- GIVEN PROBLEM
Select the lines that contain "with" and copy each of them.
===== SUPPLIED INFORMATION =====
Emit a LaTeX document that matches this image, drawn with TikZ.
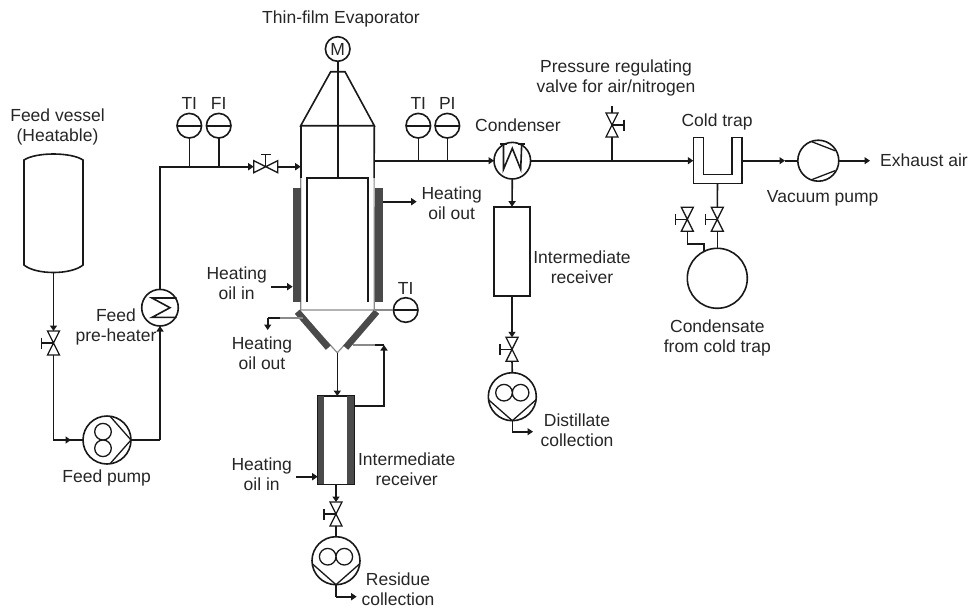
\documentclass[tikz,border=0pt]{standalone}
\usepackage{fontspec}
\setmainfont{Liberation Sans}
\usetikzlibrary{arrows.meta}
\definecolor{jacket}{HTML}{4A4A4A}
\definecolor{thinc}{HTML}{8A8A8A}
\tikzset{
  ln/.style={line width=1.6pt,line join=miter,black!90},
  tipped/.style={ln,-{Triangle[width=7pt,length=5.5pt]}},
  thinln/.style={line width=1.2pt,thinc},
  lbl/.style={align=center,inner sep=0pt,font=\fontsize{17.5}{20}\selectfont,text=black!85},
  rnd/.style={circle,draw,ln,inner sep=0pt,outer sep=0pt,fill=white},
  boxn/.style={rectangle,inner sep=0pt,outer sep=0pt},
  jack/.style={boxn,fill=jacket},
  vbody/.style={ln,fill=white,line width=1.3pt},
}
% vertical valve: name, position, handle direction (+1 right, -1 left)
\newcommand\VVal[3]{%
  \node[boxn,minimum width=12pt,minimum height=24pt] (#1) at (#2) {};
  \draw[vbody] (#1.north west) -- (#1.north east) -- (#1.south west) -- (#1.south east) -- cycle;
  \begin{scope}[shift={(#1.center)}]
    \draw[ln,line width=1.3pt] (0,0) -- (#3*12,0) (#3*12,-5.5) -- (#3*12,5.5);
  \end{scope}}
% horizontal valve with the handle above
\newcommand\HVal[2]{%
  \node[boxn,minimum width=24pt,minimum height=12pt] (#1) at (#2) {};
  \draw[vbody] (#1.north west) -- (#1.south west) -- (#1.north east) -- (#1.south east) -- cycle;
  \begin{scope}[shift={(#1.center)}]
    \draw[ln,line width=1.3pt] (0,0) -- (0,-12) (-5,-12) -- (5,-12);
  \end{scope}}
% instrument
\newcommand\Inst[3]{%
  \node[rnd,minimum size=24.6pt] (#1) at (#2) {};
  \draw[ln] (#1.west) -- (#1.east);
  \node[lbl] (#1t) at ([yshift=22pt]#1.center) {#3};}
% positive displacement pump: name, position, rotation
\newcommand\DPump[3]{%
  \node[rnd,minimum size=48pt] (#1) at (#2) {};
  \begin{scope}[shift={(#1.center)},rotate=#3]
    \draw[ln,line width=1.3pt] (-4,-8.3) circle[radius=8.3] (-4,8.3) circle[radius=8.3];
    \draw[ln,line width=1.3pt] (3,-23.8) -- (24,0) -- (3,23.8);
  \end{scope}}
\begin{document}
\begin{tikzpicture}[x=1pt,y=-1pt]
\useasboundingbox (0,0) rectangle (968,610);

% ---------- feed side
\node[boxn,minimum width=59pt,minimum height=105pt] (vessel) at (53.5,212.5) {};
\draw[ln] (vessel.north west) .. controls (36,152) and (71,152) .. (vessel.north east)
  -- (vessel.south east) .. controls (71,275) and (36,275) .. (vessel.south west) -- cycle;
\coordinate (vesselout) at (53.5,273);
\VVal{v1}{53.5,343}{-1}
\DPump{fpump}{107,440}{0}
\node[rnd,minimum size=36.6pt] (heater) at (160,307.7) {};
\draw[ln] ([shift={(16.7,-9.7)}]heater.center) -- ++(-24.7,0) -- ++(18,9.7) -- ++(-18,9.7) -- ++(24.7,0);
\coordinate (c1) at (53.5,440);
\coordinate (c2) at (160,440);
\coordinate (c3) at (160,166.7);
\draw[tipped] (vesselout) -- (v1.north);
\draw[ln] (v1.south) -- (c1) -- (fpump.west);
\draw[tipped] (c1) -- (71,440);
\draw[ln] (fpump.east) -- (c2);
\draw[tipped] (c2) -- (heater.south);
\Inst{ti1}{189.3,125.7}{TI}
\Inst{fi1}{218.7,125.7}{FI}
\HVal{v2}{265.7,166.7}
\coordinate (tee1) at (189.3,166.7);
\coordinate (tee2) at (218.7,166.7);
\draw[ln] (heater.north) -- (c3) -- (tee1) -- (tee2);
\draw[ln] (ti1.south) -- (tee1);
\draw[ln] (fi1.south) -- (tee2);
\draw[tipped] (tee2) -- (v2.west);

% ---------- evaporator
\node[boxn,minimum width=73.6pt,minimum height=184.3pt] (evap) at (337.5,217.85) {};
\node[rnd,minimum size=24.6pt] (motor) at (337.7,49) {};
\node[lbl] (motort) at (motor) {M};
\coordinate (conetl) at (330.7,71.7);
\coordinate (conetr) at (345,71.7);
\coordinate (rotl) at (306.7,178);
\coordinate (rotr) at (368,178);
\coordinate (rotm) at (337.7,178);
\coordinate (inlet) at (300.7,166.7);
\draw[ln] (evap.north west) -- (conetl) -- (conetr) -- (evap.north east) -- cycle;
\draw[ln] (evap.north west) -- (inlet |- rotl);
\draw[ln] (evap.north east) -- (374.1,178);
\draw[thinln] (300.7,178) -- (evap.south west) -- (evap.south east) -- (374.1,178);
\draw[ln] (motor.south) -- (rotm);
\draw[ln,line join=miter] (306.7,301.7) -- (rotl) -- (rotr) -- (368,301.7);
\draw[tipped] (v2.east) -- (inlet);
% jackets
\node[jack,minimum width=8.3pt,minimum height=114.6pt] (jl) at (296.8,245) {};
\node[jack,minimum width=8pt,minimum height=114.6pt] (jr) at (379,245) {};
% funnel
\coordinate (apex) at (337.3,352.7);
\draw[thinln] (300,312) -- (apex) -- (375,312);
\draw[line width=6.5pt,jacket] (297.3,311.7) -- (328.3,347.7);
\draw[line width=6.5pt,jacket] (376.7,311.7) -- (345.7,347.7);
\Inst{ti3}{405.7,310}{TI}
\draw[thinln] (evap.south east) -- (ti3.west);

% heating oil connections, evaporator
\coordinate (hoout1) at (416.7,201.7);
\draw[tipped] (jr.east |- hoout1) -- (hoout1);
\node[lbl] (t1) at (451.7,203.5) {Heating\\oil out};
\coordinate (hoin1) at (271,286.7);
\draw[tipped] (hoin1) -- (jl.west |- hoin1);
\node[lbl] (t2) at (236.7,283.5) {Heating\\oil in};
\coordinate (c4) at (267.7,318);
\coordinate (c5) at (267.7,330);
\coordinate (c6) at (303,318);
\draw[thinln] (c6) -- (280,318);
\draw[ln] (280,318) -- (c4);
\draw[tipped] (c4) -- (c5);
\node[lbl] (t3) at (262,353.5) {Heating\\oil out};

% ---------- lower receiver
\node[boxn,draw,ln,fill=white,minimum width=36.6pt,minimum height=88.3pt] (rec2) at (336,440.2) {};
\node[jack,minimum width=6.8pt,minimum height=88.3pt] at (321,440.2) {};
\node[jack,minimum width=7.3pt,minimum height=88.3pt] at (350.6,440.2) {};
\draw[tipped] (apex) -- (apex |- rec2.north);
\coordinate (c7) at (384,405.7);
\coordinate (c8) at (384,345);
\coordinate (c9) at (353,345);
\draw[thinln] (c9) -- (375,345);
\draw[ln] (375,345) -- (c8);
\draw[tipped] (rec2.east |- c7) -- (c7) -- (c8);
\coordinate (hoin2) at (296,476.7);
\draw[tipped] (hoin2) -- (rec2.west |- hoin2);
\node[lbl] (t4) at (261.7,474.5) {Heating\\oil in};
\VVal{v3}{336,514}{-1}
\draw[tipped] (rec2.south) -- (v3.north);
\DPump{rpump}{336,560.7}{-90}
\draw[ln] (v3.south) -- (rpump.north);
\coordinate (c10) at (336,596.7);
\coordinate (c11) at (356.7,596.7);
\draw[ln] (rpump.south) -- (c10);
\draw[tipped] (c10) -- (c11);

% ---------- overhead line
\Inst{ti2}{418.3,125.7}{TI}
\Inst{pi1}{447.3,125.7}{PI}
\node[rnd,minimum size=36.6pt] (cond) at (512.3,160.7) {};
\draw[ln] (503.5,144) -- (503.5,169.3) -- (512.3,148.3) -- (520.7,169.3) -- (521.7,144);
\draw[ln] (500,144) -- (507,144) (518,144) -- (525,144);
\coordinate (tee3) at (418.3,160.7);
\coordinate (tee4) at (447.3,160.7);
\draw[ln] (evap.east |- tee3) -- (tee3) -- (tee4);
\draw[ln] (ti2.south) -- (tee3);
\draw[ln] (pi1.south) -- (tee4);
\draw[tipped] (tee4) -- (cond.west);

% ---------- condensate receiver
\node[boxn,draw,ln,fill=white,minimum width=36pt,minimum height=89.3pt] (rec1) at (512,251.35) {};
\draw[tipped] (cond.south) -- (rec1.north);
\VVal{v4}{512,349.3}{-1}
\draw[tipped] (rec1.south) -- (v4.north);
\DPump{dpump}{512.3,396.7}{-90}
\draw[ln] (v4.south) -- (dpump.north);
\coordinate (c12) at (512.3,431.7);
\coordinate (c13) at (533,431.7);
\draw[ln] (dpump.south) -- (c12);
\draw[tipped] (c12) -- (c13);

% ---------- regulating valve
\VVal{v5}{612,125}{1}
\coordinate (tee5) at (612,160.7);
\coordinate (vtop) at (612,106);
\draw[ln] (vtop) -- (v5.north);
\draw[ln] (v5.south) -- (tee5);

% ---------- cold trap
\node[boxn,minimum width=48.4pt,minimum height=46pt] (trap) at (717.5,160.3) {};
\draw[ln] (trap.north west) -- (703.3,137.3) -- (703.3,174.3) -- (731.7,174.3) -- (731.7,137.3)
   -- (trap.north east) -- (trap.south east) -- (trap.south west) -- cycle;
\draw[ln] (cond.east) -- (tee5);
\draw[tipped] (tee5) -- (trap.west |- tee5);
\node[rnd,minimum size=41pt] (vac) at (818.3,160.7) {};
\draw[ln,line width=1.3pt] (811.7,141.7) -- (835,150.7) (811.7,179.7) -- (835,170.7);
\coordinate (tip1) at (785,160.7);
\draw[tipped] (trap.east |- tip1) -- (tip1);
\draw[ln] (tip1) -- (vac.west);
\coordinate (exh) at (870,160.7);
\draw[tipped] (vac.east) -- (exh);
\VVal{v6}{717.3,219.3}{-1}
\VVal{v7}{687.3,219.3}{-1}
\node[rnd,minimum size=60pt] (tank) at (717.3,278.3) {};
\draw[ln] (trap.south) -- (v6.north);
\draw[ln] (v6.south) -- (tank.north);
\coordinate (c14) at (687.3,244);
\coordinate (c15) at (704,244);
\coordinate (c16) at (704,251.5);
\draw[ln] (v7.south) -- (c14) -- (c15) -- (c16);

% ---------- labels
\node[lbl] (l1) at (57.5,127) {Feed vessel\\(Heatable)};
\node[lbl] (l2) at (116,326.5) {Feed\\pre-heater};
\node[lbl] (l3) at (106.7,478) {Feed pump};
\node[lbl] (l4) at (341,19) {Thin-film Evaporator};
\node[lbl] (l5) at (406.7,469.5) {Intermediate\\receiver};
\node[lbl] (l6) at (398,589.5) {Residue\\collection};
\node[lbl] (l7) at (518,125) {Condenser};
\node[lbl] (l8) at (582,267.5) {Intermediate\\receiver};
\node[lbl] (l9) at (577,430) {Distillate\\collection};
\node[lbl] (l10) at (616,77.5) {Pressure regulating\\valve for air/nitrogen};
\node[lbl] (l11) at (717,122) {Cold trap};
\node[lbl,anchor=west] (l12) at (880,160.7) {Exhaust air};
\node[lbl] (l13) at (822.7,198) {Vacuum pump};
\node[lbl] (l14) at (717.3,338) {Condensate\\from cold trap};
\end{tikzpicture}
\end{document}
=====
- COMPLETE RESPONSE
Emit a LaTeX document that matches this image, drawn with TikZ.
% horizontal valve with the handle above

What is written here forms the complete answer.